[EXERCISE DIRECTIONS] Nothing beyond the line containing "return 1 - y / H" is to be printed; print exactly each line from the start of the records below through that line, leaving out pictures.

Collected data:
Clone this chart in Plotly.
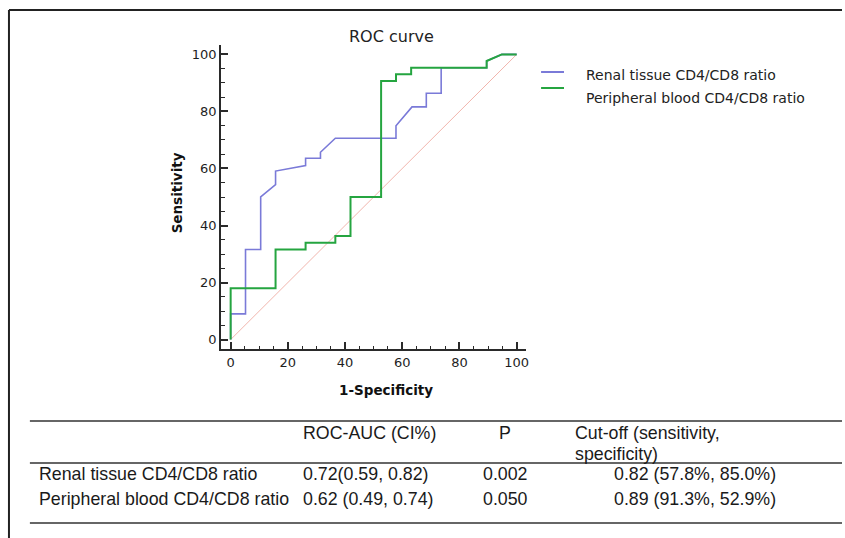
import plotly.graph_objects as go

# ---------------- data ----------------
renal_fpr = [0, 0, 5.2, 5.2, 10.5, 10.5, 15.7, 15.7, 26.2, 26.2, 31.4, 31.4, 36.6,
             57.8, 57.8, 63.4, 68.4, 68.4, 73.6, 73.6, 89.5, 89.5, 94.8, 100]
renal_sens = [0, 9, 9, 31.6, 31.6, 50, 54.3, 59.1, 61, 63.6, 63.6, 65.7, 70.6,
              70.6, 75, 81.6, 81.6, 86.4, 86.4, 95.3, 95.3, 97.7, 100, 100]

blood_fpr = [0, 0, 15.7, 15.7, 26.2, 26.2, 36.6, 36.6, 41.9, 41.9, 52.6, 52.6,
             57.8, 57.8, 63.1, 63.1, 89.5, 89.5, 94.8, 100]
blood_sens = [0, 18, 18, 31.6, 31.6, 34, 34, 36.3, 36.3, 50, 50, 90.7,
              90.7, 93, 93, 95.3, 95.3, 97.7, 100, 100]

ref_line = [0, 100]

series_names = ["Renal tissue CD4/CD8 ratio", "Peripheral blood CD4/CD8 ratio"]
x_ticks = [0, 20, 40, 60, 80, 100]
y_ticks = [0, 20, 40, 60, 80, 100]

table_header = ["ROC-AUC (CI%)", "P", "Cut-off (sensitivity,", "specificity)"]
table_rows = ["Renal tissue CD4/CD8 ratio", "Peripheral blood CD4/CD8 ratio"]
table_auc = ["0.72(0.59, 0.82)", "0.62 (0.49, 0.74)"]
table_p = ["0.002", "0.050"]
table_cutoff = ["0.82 (57.8%, 85.0%)", "0.89 (91.3%, 52.9%)"]

# ---------------- styling ----------------
W, H = 845, 538
BLUE = "#7a7ad8"
GREEN = "#25a540"
DIAG = "#f1b5ad"
AX = "#2a2a2a"
CHART_FONT = "DejaVu Sans"
TABLE_FONT = "Liberation Sans"


def px(x):
    return x / W


def py(y):
    return 1 - y / H


fig = go.Figure()
fig.add_trace(go.Scatter(x=ref_line, y=ref_line, mode="lines",
                         line=dict(color=DIAG, width=1), hoverinfo="skip", showlegend=False))
fig.add_trace(go.Scatter(x=renal_fpr, y=renal_sens, mode="lines", name=series_names[0],
                         line=dict(color=BLUE, width=1.6), showlegend=False))
fig.add_trace(go.Scatter(x=blood_fpr, y=blood_sens, mode="lines", name=series_names[1],
                         line=dict(color=GREEN, width=2), showlegend=False))

axis_common = dict(
    showline=True, linecolor=AX, linewidth=2,
    ticks="inside", ticklen=7, tickwidth=1.5, tickcolor=AX,
    minor=dict(dtick=5, tick0=0, ticks="inside", ticklen=3.5, tickwidth=1, tickcolor=AX),
    showgrid=False, zeroline=False,
    range=[-3.3, 103.3],
    tickfont=dict(family=CHART_FONT, size=13, color="#1e1e1e"),
)

fig.update_layout(
    width=W, height=H,
    margin=dict(l=0, r=0, t=0, b=0, pad=0),
    paper_bgcolor="white", plot_bgcolor="white",
    xaxis=dict(domain=[px(222), px(528)], tickvals=x_ticks, **axis_common),
    yaxis=dict(domain=[py(349), py(45)], tickvals=y_ticks, **axis_common),
)

ann = []
# title
ann.append(dict(text="ROC curve", x=px(393), y=py(36.5), xref="paper", yref="paper",
                showarrow=False, xanchor="center", yanchor="middle",
                font=dict(family=CHART_FONT, size=16, color="#222")))
# axis titles
ann.append(dict(text="<b>1-Specificity</b>", x=px(387), y=py(390), xref="paper", yref="paper",
                showarrow=False, xanchor="center", yanchor="middle",
                font=dict(family=CHART_FONT, size=13.5, color="#111")))
ann.append(dict(text="<b>Sensitivity</b>", x=px(178), y=py(193), xref="paper", yref="paper",
                showarrow=False, xanchor="center", yanchor="middle", textangle=-90,
                font=dict(family=CHART_FONT, size=13.5, color="#111")))
# legend texts
for name, yy in zip(series_names, [75, 98]):
    ann.append(dict(text=name, x=px(586), y=py(yy), xref="paper", yref="paper",
                    showarrow=False, xanchor="left", yanchor="middle",
                    font=dict(family=CHART_FONT, size=14, color="#222")))

# table
tf = dict(family=TABLE_FONT, size=17.8, color="#1a1a1a")
ann.append(dict(text=table_header[0], x=px(302), y=py(433), xref="paper", yref="paper",
                showarrow=False, xanchor="left", yanchor="middle", font=tf))
ann.append(dict(text=table_header[1], x=px(507), y=py(433), xref="paper", yref="paper",
                showarrow=False, xanchor="center", yanchor="middle", font=tf))
ann.append(dict(text=table_header[2], x=px(575), y=py(433), xref="paper", yref="paper",
                showarrow=False, xanchor="left", yanchor="middle", font=tf))
ann.append(dict(text=table_header[3], x=px(575), y=py(454), xref="paper", yref="paper",
                showarrow=False, xanchor="left", yanchor="middle", font=tf))
for i, yy in enumerate([474, 499]):
    ann.append(dict(text=table_rows[i], x=px(37), y=py(yy), xref="paper", yref="paper",
                    showarrow=False, xanchor="left", yanchor="middle", font=tf))
    ann.append(dict(text=table_auc[i], x=px(302), y=py(yy), xref="paper", yref="paper",
                    showarrow=False, xanchor="left", yanchor="middle", font=tf))
    ann.append(dict(text=table_p[i], x=px(507), y=py(yy), xref="paper", yref="paper",
                    showarrow=False, xanchor="center", yanchor="middle", font=tf))
    ann.append(dict(text=table_cutoff[i], x=px(781), y=py(yy), xref="paper", yref="paper",
                    showarrow=False, xanchor="right", yanchor="middle", font=tf))

shapes = []
# legend samples
for col, yy in zip([BLUE, GREEN], [72, 88]):
    shapes.append(dict(type="line", xref="paper", yref="paper", x0=px(543), x1=px(566),
                       y0=py(yy), y1=py(yy), line=dict(color=col, width=2)))
# frame
shapes.append(dict(type="line", xref="paper", yref="paper", x0=px(9), x1=1,
                   y0=py(10), y1=py(10), line=dict(color="#222", width=2)))
shapes.append(dict(type="line", xref="paper", yref="paper", x0=px(9), x1=px(9),
                   y0=py(10), y1=0, line=dict(color="#222", width=2)))
# table rules
for yy in [421, 463, 523]:
    shapes.append(dict(type="line", xref="paper", yref="paper", x0=px(30), x1=1,
                       y0=py(yy), y1=py(yy), line=dict(color="#666", width=2)))

fig.update_layout(annotations=ann, shapes=shapes)
fig.write_html("out.html", config={"displayModeBar": False},
               post_script="document.body.style.margin='0';")
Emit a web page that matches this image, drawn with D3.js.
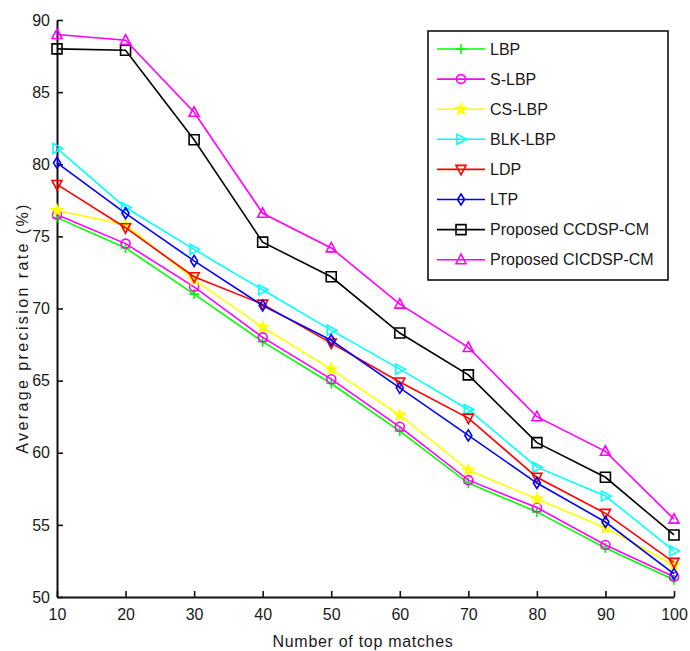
<!DOCTYPE html>
<html>
<head>
<meta charset="utf-8">
<script src="https://cdn.jsdelivr.net/npm/d3@7"></script>
<style>
  body { margin: 0; background: #fff; }
  text { font-family: "Liberation Sans Narrow", "Liberation Sans", Arial, sans-serif; fill: #1a1a1a; }
</style>
</head>
<body>
<div id="chart"></div>
<script>
// x values (number of top matches)
var matches = [10, 20, 30, 40, 50, 60, 70, 80, 90, 100];
var yTicks = [50, 55, 60, 65, 70, 75, 80, 85, 90];

// average precision rate (%) per method
var lbp     = [76.3, 74.2, 71.0, 67.7, 64.8, 61.5, 57.9, 55.9, 53.4, 51.2];
var sLbp    = [76.5, 74.5, 71.5, 68.0, 65.1, 61.8, 58.1, 56.2, 53.6, 51.4];
var csLbp   = [76.8, 75.8, 72.0, 68.7, 65.8, 62.6, 58.8, 56.8, 54.8, 52.2];
var blkLbp  = [81.1, 77.0, 74.1, 71.3, 68.5, 65.8, 63.0, 59.0, 57.0, 53.2];
var ldp     = [78.6, 75.6, 72.2, 70.3, 67.6, 64.9, 62.4, 58.3, 55.8, 52.4];
var ltp     = [80.1, 76.6, 73.3, 70.2, 67.8, 64.5, 61.2, 57.9, 55.2, 51.6];
var ccdsp   = [88.0, 87.9, 81.7, 74.6, 72.2, 68.3, 65.4, 60.7, 58.3, 54.3];
var cicdsp  = [89.0, 88.6, 83.6, 76.6, 74.2, 70.3, 67.3, 62.5, 60.1, 55.4];

var seriesNames = ["LBP", "S-LBP", "CS-LBP", "BLK-LBP", "LDP", "LTP", "Proposed CCDSP-CM", "Proposed CICDSP-CM"];
var seriesValues = [lbp, sLbp, csLbp, blkLbp, ldp, ltp, ccdsp, cicdsp];
var seriesColors = ["#00ff00", "#ff00ff", "#ffff00", "#00ffff", "#ff0000", "#0000ff", "#000000", "#ff00ff"];
var seriesMarkers = ["plus", "circle", "star", "triRight", "triDown", "diamond", "square", "triUp"];

var W = 690, H = 651;
var svg = d3.select("#chart").append("svg")
    .attr("width", W)
    .attr("height", H);

var x = d3.scaleLinear().domain([10, 100]).range([57, 674]);
var y = d3.scaleLinear().domain([50, 90]).range([597, 20]);

// custom marker shapes (matlab style)
function markerPath(type) {
    var p = d3.path();
    var r = 5;
    if (type === "plus") {
        p.moveTo(-r, 0); p.lineTo(r, 0);
        p.moveTo(0, -r); p.lineTo(0, r);
    } else if (type === "circle") {
        p.arc(0, 0, 4.5, 0, 2 * Math.PI);
    } else if (type === "square") {
        p.rect(-5, -5, 10, 10);
    } else if (type === "diamond") {
        p.moveTo(0, -5.5); p.lineTo(3.5, 0); p.lineTo(0, 5.5); p.lineTo(-3.5, 0); p.closePath();
    } else if (type === "triUp") {
        p.moveTo(0, -5.5); p.lineTo(5, 4); p.lineTo(-5, 4); p.closePath();
    } else if (type === "triDown") {
        p.moveTo(0, 5.5); p.lineTo(5, -4); p.lineTo(-5, -4); p.closePath();
    } else if (type === "triRight") {
        p.moveTo(5.5, 0); p.lineTo(-4, -5); p.lineTo(-4, 5); p.closePath();
    } else if (type === "star") {
        for (var i = 0; i < 10; i++) {
            var a = -Math.PI / 2 + i * Math.PI / 5;
            var rr = i % 2 === 0 ? 5.5 : 2.3;
            if (i === 0) p.moveTo(rr * Math.cos(a), rr * Math.sin(a));
            else p.lineTo(rr * Math.cos(a), rr * Math.sin(a));
        }
        p.closePath();
    }
    return p.toString();
}

// --- Axes ---
var yAxis = svg.append("g")
    .attr("transform", "translate(57,0)")
    .call(d3.axisLeft(y).tickValues(yTicks).tickSize(-6).tickSizeOuter(0).tickPadding(7));

var xAxis = svg.append("g")
    .attr("transform", "translate(0,597)")
    .call(d3.axisBottom(x).tickValues(matches).tickSize(-6).tickSizeOuter(0).tickPadding(12));

[xAxis, yAxis].forEach(function (ax) {
    ax.select(".domain").attr("stroke", "#111").attr("stroke-width", 2);
    ax.selectAll(".tick line").attr("stroke", "#111").attr("stroke-width", 1.6);
    ax.selectAll(".tick text").style("font-size", "16px").style("fill", "#1a1a1a");
});

// axis titles
svg.append("text")
    .attr("x", 363)
    .attr("y", 647)
    .attr("text-anchor", "middle")
    .style("font-size", "16px")
    .style("letter-spacing", "0.7px")
    .text("Number of top matches");

svg.append("text")
    .attr("transform", "translate(28,328) rotate(-90)")
    .attr("text-anchor", "middle")
    .style("font-size", "16px")
    .style("letter-spacing", "2.4px")
    .text("Average precision rate (%)");

// --- Lines + markers ---
var line = d3.line()
    .x(function (d, i) { return x(matches[i]); })
    .y(function (d) { return y(d); });

seriesValues.forEach(function (vals, k) {
    var g = svg.append("g");
    g.append("path")
        .datum(vals)
        .attr("d", line)
        .attr("fill", "none")
        .attr("stroke", seriesColors[k])
        .attr("stroke-width", 1.6);
    g.selectAll("path.mk")
        .data(vals)
        .enter().append("path")
        .attr("class", "mk")
        .attr("transform", function (d, i) { return "translate(" + x(matches[i]) + "," + y(d) + ")"; })
        .attr("d", markerPath(seriesMarkers[k]))
        .attr("fill", seriesMarkers[k] === "star" ? seriesColors[k] : "none")
        .attr("stroke", seriesColors[k])
        .attr("stroke-width", 1.6);
});

// --- Legend ---
var legend = svg.append("g");
legend.append("rect")
    .attr("x", 428).attr("y", 31)
    .attr("width", 240).attr("height", 249)
    .attr("fill", "#fff")
    .attr("stroke", "#111")
    .attr("stroke-width", 1.6);

var items = legend.selectAll("g.item")
    .data(seriesNames)
    .enter().append("g")
    .attr("class", "item")
    .attr("transform", function (d, i) { return "translate(0," + (49 + i * 30.1) + ")"; });

items.append("line")
    .attr("x1", 437).attr("x2", 485)
    .attr("stroke", function (d, i) { return seriesColors[i]; })
    .attr("stroke-width", 1.6);

items.append("path")
    .attr("transform", "translate(461,0)")
    .attr("d", function (d, i) { return markerPath(seriesMarkers[i]); })
    .attr("fill", function (d, i) { return seriesMarkers[i] === "star" ? seriesColors[i] : "none"; })
    .attr("stroke", function (d, i) { return seriesColors[i]; })
    .attr("stroke-width", 1.6);

items.append("text")
    .attr("x", 490)
    .attr("dy", "0.35em")
    .style("font-size", "16px")
    .text(function (d) { return d; });
</script>
</body>
</html>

[FINISHED TASK]
Clone this chart in Plotly.
import plotly.graph_objects as go

# ---------------- data ----------------
renal_fpr = [0, 0, 5.2, 5.2, 10.5, 10.5, 15.7, 15.7, 26.2, 26.2, 31.4, 31.4, 36.6,
             57.8, 57.8, 63.4, 68.4, 68.4, 73.6, 73.6, 89.5, 89.5, 94.8, 100]
renal_sens = [0, 9, 9, 31.6, 31.6, 50, 54.3, 59.1, 61, 63.6, 63.6, 65.7, 70.6,
              70.6, 75, 81.6, 81.6, 86.4, 86.4, 95.3, 95.3, 97.7, 100, 100]

blood_fpr = [0, 0, 15.7, 15.7, 26.2, 26.2, 36.6, 36.6, 41.9, 41.9, 52.6, 52.6,
             57.8, 57.8, 63.1, 63.1, 89.5, 89.5, 94.8, 100]
blood_sens = [0, 18, 18, 31.6, 31.6, 34, 34, 36.3, 36.3, 50, 50, 90.7,
              90.7, 93, 93, 95.3, 95.3, 97.7, 100, 100]

ref_line = [0, 100]

series_names = ["Renal tissue CD4/CD8 ratio", "Peripheral blood CD4/CD8 ratio"]
x_ticks = [0, 20, 40, 60, 80, 100]
y_ticks = [0, 20, 40, 60, 80, 100]

table_header = ["ROC-AUC (CI%)", "P", "Cut-off (sensitivity,", "specificity)"]
table_rows = ["Renal tissue CD4/CD8 ratio", "Peripheral blood CD4/CD8 ratio"]
table_auc = ["0.72(0.59, 0.82)", "0.62 (0.49, 0.74)"]
table_p = ["0.002", "0.050"]
table_cutoff = ["0.82 (57.8%, 85.0%)", "0.89 (91.3%, 52.9%)"]

# ---------------- styling ----------------
W, H = 845, 538
BLUE = "#7a7ad8"
GREEN = "#25a540"
DIAG = "#f1b5ad"
AX = "#2a2a2a"
CHART_FONT = "DejaVu Sans"
TABLE_FONT = "Liberation Sans"


def px(x):
    return x / W


def py(y):
    return 1 - y / H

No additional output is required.